Perdendo o apoio da massa parisiense, devido à morte de alguns de seus líderes, Robespierre foi derrubado do poder pelos girondinos, preso e guilhotinado.
Governo do Diretório: a ascensão de Napoleão
Em 1795, os novos donos do poder dissolveram a convenção e votaram uma nova Constituição, que delegava o Poder Executivo a um Diretório composto por cinco membros.
Corruptos e ladrões em sua maioria e responsável pela instabilidade política, os membros do Diretório também se mostraram incapazes de solucionar os problemas nacionais e, por isso, acabaram perdendo a credibilidade popular.
No final do período, a França estava abalada por dificuldades econômicas, violências internas e guerras externas, pois enfrentara várias coligações militares europeias que pretendiam restabelecer o absolutismo na França e impedir a difusão dos ideais revolucionários franceses nos demais países da Europa.
Dentre os países que formaram coligações militares contra a Revolução Francesa, destacou-se a Inglaterra.

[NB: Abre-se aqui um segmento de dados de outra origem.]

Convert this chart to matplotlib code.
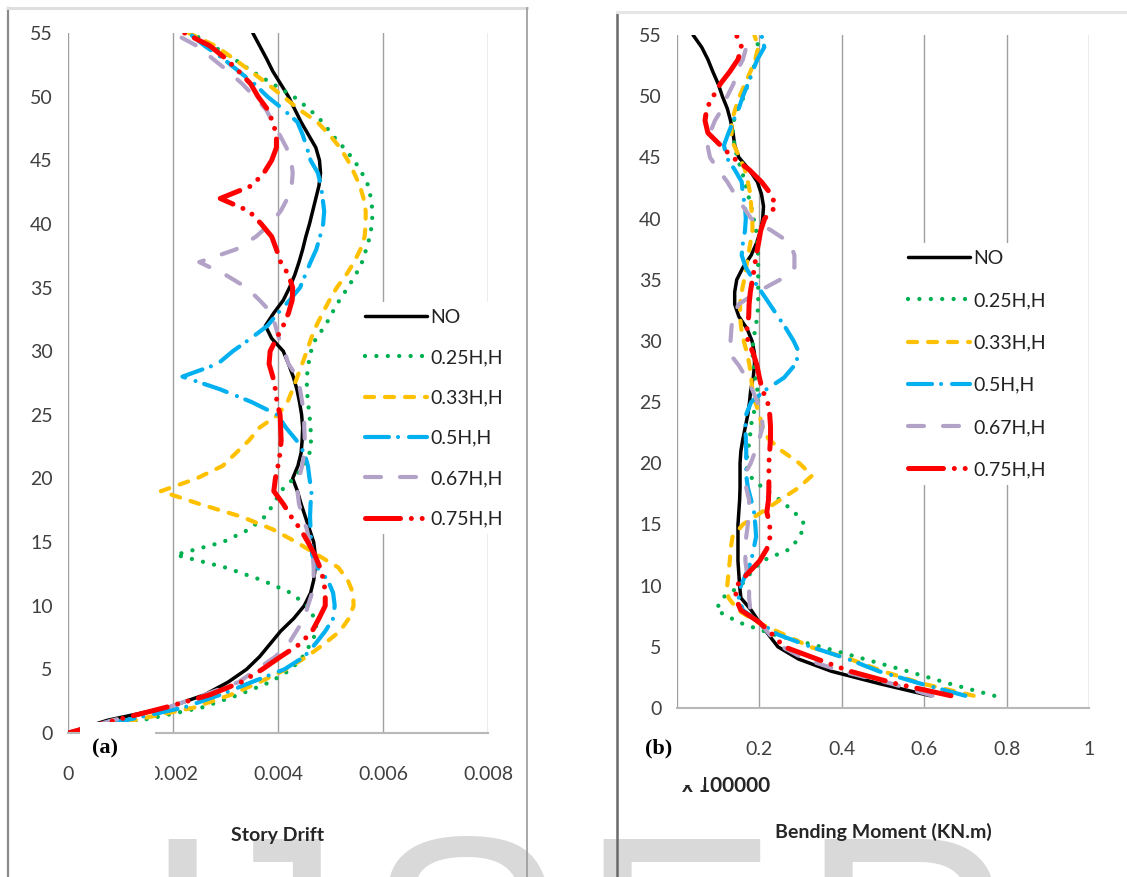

Embora os ingleses já tivessem consolidado seu regime político liberal, tentavam barrar o avanço capitalista na França, temendo que esse país se tornasse seu concorrente nos mercados consumidores mundiais.
Em 1799 a alta burguesia francesa aliou-se ao general Napoleão Bonaparte e, juntos, derrubaram o Diretório.
Para a burguesia golpista de 1799, Napoleão era o homem que, através de um governo forte e de uma liderança política, podia promover o desenvolvimento da produção capitalista na França, recuperar a ordem e a estabilidade do país e proteger a riqueza da burguesia nacional, salvando-a dos perigos das manifestações populares e jacobinas.